L’enjeu est très concret pour les salariés comme pour les entreprises. Mais le sujet est aussi éminemment politique. S’il est une mesure qui porte la patte d’Emmanuel Macron en matière sociale, c’est bien le barème des prud’hommes dans lequel la réforme du Code du travail de 2017 a enserré les dommages et intérêts en cas de licenciement abusif. Le chef de l’Etat avait tenté de l’imposer sans succès en 2015, quand il était à Bercy. Autant dire que les premières décisions de la Cour de cassation sur le sujet sont très attendues.
Elles ne tomberont pas en pleine campagne électorale, mais juste après l’élection présidentielle . Précisément le 11 mai, a annoncé le président de sa chambre sociale jeudi midi. Bruno Cathala s’exprimait à l’issue de la première audience de la haute juridiction sur le sujet, qui a permis de planter le décor.
Engagements internationaux
Depuis le début, la polémique tourne autour de la question du respect ou non par le barème de deux engagements internationaux de la France, qui imposent une réparation « adéquate » du préjudice à défaut d’être intégrale. Dans un avis rendu en juillet 2019 , la Cour de cassation réunie en assemblée plénière avait estimé que le barème était bien conforme à l’article 10 de la convention 158 de l’Organisation internationale du travail (OIT) et que l’article 24 de la Charte sociale européenne ne pouvait être invoqué car ne s’imposant qu’aux gouvernements.
Cette prise de position empêche d’écarter le barème, a estimé Anne Berriat, la première avocate générale à la chambre sociale, jeudi, dans un avis très engagé. Mais elle n’empêche pas de juger « in concreto », c’est-à-dire en prenant en compte les particularités de l’affaire, a-t-elle ajouté.
A la crainte d’une avalanche de contentieux exprimée par les avocats côté patronal, elle a opposé le bilan provisoire des ordonnances publié fin 2021 , selon lequel les jugements ne suivant pas le barème sont rares. Ils ont également critiqué le risque d’un gouvernement des juges et enjoint la chambre sociale à ne « pas ouvrir la boîte de Pandore » et à « sauver le barème ».
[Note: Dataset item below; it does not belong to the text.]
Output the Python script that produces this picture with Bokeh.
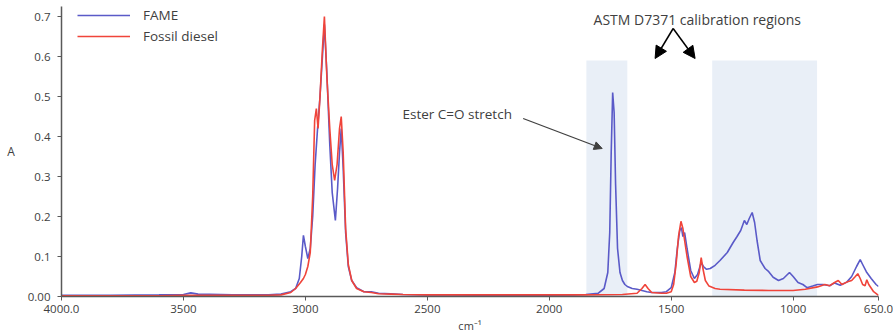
from bokeh.plotting import figure
from bokeh.models import (Range1d, FixedTicker, Legend, LegendItem, Label, Arrow,
                          NormalHead)
from bokeh.embed import file_html
from bokeh.resources import INLINE

# ---------------- data ----------------
fame_wn = [4000, 3800, 3600, 3500, 3470, 3440, 3300, 3150, 3100, 3060, 3040, 3025, 3015, 3008,
           3000, 2990, 2980, 2970, 2960, 2950, 2940, 2930, 2922, 2912, 2900, 2890, 2877, 2868,
           2860, 2853, 2845, 2835, 2824, 2810, 2790, 2760, 2730, 2700, 2650, 2600, 2500, 2400,
           2300, 2200, 2100, 2000, 1900, 1850, 1800, 1775, 1760, 1752, 1746, 1740, 1734, 1728,
           1720, 1710, 1700, 1690, 1680, 1660, 1640, 1620, 1600, 1580, 1560, 1540, 1520, 1500,
           1485, 1475, 1465, 1458, 1452, 1445, 1435, 1420, 1405, 1392, 1377, 1368, 1355, 1340,
           1320, 1300, 1270, 1246, 1230, 1215, 1200, 1190, 1180, 1168, 1158, 1148, 1135, 1115,
           1100, 1082, 1060, 1040, 1015, 1000, 980, 960, 943, 920, 900, 877, 850, 830, 807,
           780, 760, 740, 725, 715, 700, 680, 660, 650]
fame_abs = [0.003, 0.003, 0.004, 0.005, 0.009, 0.006, 0.004, 0.004, 0.006, 0.012, 0.02, 0.045, 0.10, 0.153,
            0.125, 0.095, 0.12, 0.2, 0.33, 0.42, 0.5, 0.6, 0.68, 0.56, 0.38, 0.26, 0.19, 0.27,
            0.36, 0.42, 0.32, 0.16, 0.075, 0.04, 0.022, 0.012, 0.012, 0.008, 0.007, 0.005, 0.004, 0.004,
            0.003, 0.003, 0.003, 0.003, 0.004, 0.005, 0.008, 0.02, 0.06, 0.16, 0.36, 0.51, 0.46, 0.28,
            0.12, 0.06, 0.04, 0.03, 0.025, 0.02, 0.018, 0.015, 0.012, 0.01, 0.01, 0.01, 0.012, 0.022,
            0.06, 0.12, 0.165, 0.172, 0.15, 0.16, 0.12, 0.065, 0.045, 0.055, 0.085, 0.075, 0.068, 0.07,
            0.078, 0.09, 0.11, 0.135, 0.15, 0.165, 0.19, 0.18, 0.195, 0.21, 0.185, 0.14, 0.09, 0.07,
            0.062, 0.048, 0.04, 0.045, 0.06, 0.05, 0.035, 0.03, 0.022, 0.026, 0.03, 0.03, 0.027, 0.034, 0.028,
            0.036, 0.05, 0.075, 0.092, 0.08, 0.062, 0.045, 0.03, 0.025]

diesel_wn = [4000, 3800, 3600, 3500, 3300, 3150, 3100, 3060, 3040, 3020, 3008, 3000, 2990, 2980,
             2970, 2962, 2955, 2948, 2940, 2930, 2922, 2912, 2900, 2890, 2880, 2870, 2860, 2853,
             2845, 2835, 2824, 2810, 2790, 2760, 2730, 2700, 2650, 2600, 2500, 2400, 2300, 2200,
             2100, 2000, 1900, 1850, 1700, 1640, 1620, 1607, 1595, 1580, 1540, 1520, 1500, 1490,
             1480, 1470, 1460, 1452, 1445, 1435, 1420, 1405, 1395, 1385, 1377, 1370, 1360, 1345,
             1320, 1300, 1200, 1100, 1000, 950, 900, 870, 850, 830, 815, 800, 780, 760, 745, 735,
             725, 715, 705, 698, 690, 670, 650]
diesel_abs = [0.002, 0.002, 0.002, 0.003, 0.003, 0.003, 0.004, 0.01, 0.02, 0.035, 0.045, 0.055, 0.075, 0.11,
              0.25, 0.44, 0.47, 0.42, 0.5, 0.62, 0.70, 0.55, 0.42, 0.33, 0.29, 0.33, 0.42, 0.45,
              0.36, 0.17, 0.08, 0.04, 0.02, 0.012, 0.01, 0.007, 0.006, 0.005, 0.004, 0.004, 0.004, 0.004,
              0.004, 0.004, 0.004, 0.004, 0.005, 0.008, 0.02, 0.03, 0.02, 0.01, 0.008, 0.008, 0.012, 0.03,
              0.08, 0.15, 0.188, 0.17, 0.14, 0.1, 0.05, 0.035, 0.038, 0.06, 0.097, 0.07, 0.04, 0.026,
              0.02, 0.018, 0.016, 0.015, 0.015, 0.018, 0.024, 0.03, 0.027, 0.035, 0.04, 0.03, 0.036, 0.04, 0.05, 0.057,
              0.045, 0.03, 0.027, 0.042, 0.03, 0.012, 0.003]

# calibration regions (wavenumber start/end, height)
region_left = [1848, 1332]
region_right = [1680, 902]
region_top = [0.59, 0.59]

x_ticks = [4000, 3500, 3000, 2500, 2000, 1500, 1000, 650]
y_ticks = [0.0, 0.1, 0.2, 0.3, 0.4, 0.5, 0.6, 0.7]
series_names = ["FAME", "Fossil diesel"]

FONT = "Open Sans"
TXT = "#404040"

p = figure(width=893, height=332, output_backend="svg", toolbar_location=None,
           x_range=Range1d(4000, 650), y_range=Range1d(0, 0.725),
           min_border_left=61, min_border_right=15, min_border_top=6, min_border_bottom=20)
p.frame_width = 817
p.frame_height = 290
p.outline_line_color = None
p.xgrid.visible = False
p.ygrid.visible = False
p.background_fill_color = "white"

p.quad(left=region_left, right=region_right, bottom=[0, 0], top=region_top,
       fill_color="#dbe5f1", fill_alpha=0.6, line_color=None)

r_fame = p.line(fame_wn, fame_abs, line_color="#5a5ac8", line_width=1.6)
r_diesel = p.line(diesel_wn, diesel_abs, line_color="#f0443a", line_width=1.6)

for ax in (p.xaxis[0], p.yaxis[0]):
    ax.axis_line_color = "#595959"
    ax.axis_line_width = 1.5
    ax.major_tick_line_color = "#595959"
    ax.major_tick_out = 4
    ax.major_tick_in = 0
    ax.minor_tick_line_color = None
    ax.major_label_text_font = FONT
    ax.major_label_text_font_size = "11.5px"
    ax.major_label_text_color = TXT

p.xaxis.ticker = FixedTicker(ticks=x_ticks)
p.xaxis.major_label_overrides = {4000: "4000.0", 650: "650.0"}
p.yaxis.ticker = FixedTicker(ticks=y_ticks)
p.yaxis.major_label_overrides = {0: "0.00"}
p.yaxis.major_label_standoff = 7
p.xaxis.axis_label = "cm\u207b\u00b9"
p.xaxis.axis_label_text_font = FONT
p.xaxis.axis_label_text_font_size = "11px"
p.xaxis.axis_label_text_font_style = "normal"
p.xaxis.axis_label_text_color = TXT
p.xaxis.axis_label_standoff = 2
p.xaxis.major_label_standoff = 4

yax = p.yaxis[0]
yax.axis_label = "A"
yax.axis_label_text_font = FONT
yax.axis_label_text_font_size = "12px"
yax.axis_label_text_font_style = "normal"
yax.axis_label_text_color = TXT
yax.axis_label_standoff = 10
if "axis_label_orientation" in yax.properties():
    yax.axis_label_orientation = "horizontal"

legend = Legend(items=[LegendItem(label=series_names[0], renderers=[r_fame]),
                       LegendItem(label=series_names[1], renderers=[r_diesel])],
                location=(16, 250), orientation="vertical",
                border_line_color=None, background_fill_alpha=0,
                padding=0, margin=0, spacing=1, glyph_width=53, glyph_height=20,
                label_height=20, label_standoff=13,
                label_text_font=FONT, label_text_font_size="13.5px", label_text_color=TXT)
p.add_layout(legend)

# annotations
p.add_layout(Label(x=1393, y=0.6925, text="ASTM D7371 calibration regions", text_font=FONT,
                   text_font_size="14px", text_color=TXT, text_align="center",
                   text_baseline="middle"))
p.add_layout(Label(x=2602, y=0.4575, text="Ester C=O stretch", text_font=FONT,
                   text_font_size="13.5px", text_color=TXT, text_align="left",
                   text_baseline="middle"))
for xe, ye in [(1566, 0.595), (1402, 0.595)]:
    p.add_layout(Arrow(end=NormalHead(size=12, fill_color="black", line_color="black"),
                       x_start=1492, y_start=0.67, x_end=xe, y_end=ye,
                       line_color="black", line_width=1.5))
p.add_layout(Arrow(end=NormalHead(size=8, fill_color="#404040", line_color="#404040"),
                   x_start=2107, y_start=0.445, x_end=1783, y_end=0.37,
                   line_color="#404040", line_width=1.3))

open("out.html", "w").write(file_html(p, INLINE))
Les avocats côté salariés et syndicats ont pour leur part pointé le cas des salariés ayant de petites anciennetés, particulièrement pénalisés et découragés d’aller en justice par la faiblesse des indemnisations imposées.
Cas d’école
La chambre sociale de la Cour de cassation aura à s’exprimer sur un cas d’école , ce qui renforcera la valeur de sa décision. L’une des affaires examinées porte sur l’indemnisation du licenciement abusif d’une salariée quinquagénaire à son retour d’arrêt, ses sept mois de congé maladie ayant réduit son ancienneté sous les cinq ans et qui, deux ans après, n’avait toujours pas retrouvé d’emploi. Cela donnera d’autant plus de valeur à la décision qui sera rendue en mai.
Cette décision devra intégrer un tout nouvel élément, qui a donné lieu à une interruption de séance car les avocats n’en avaient pas eu connaissance : la publication par l’OIT d’un rapport sur la réclamation de la CGT et de FO sur le barème. Ce rapport affirme que « la conformité d’un barème […] avec l’article 10 de la convention [158] dépend du fait que soit assurée une protection suffisante des personnes injustement licenciées et que soit versée dans tous les cas, une indemnité adéquate ». Il demande « dans ces conditions » au gouvernement français d’« examiner à intervalles réguliers, en concertation avec les partenaires sociaux, les modalités du [barème] ».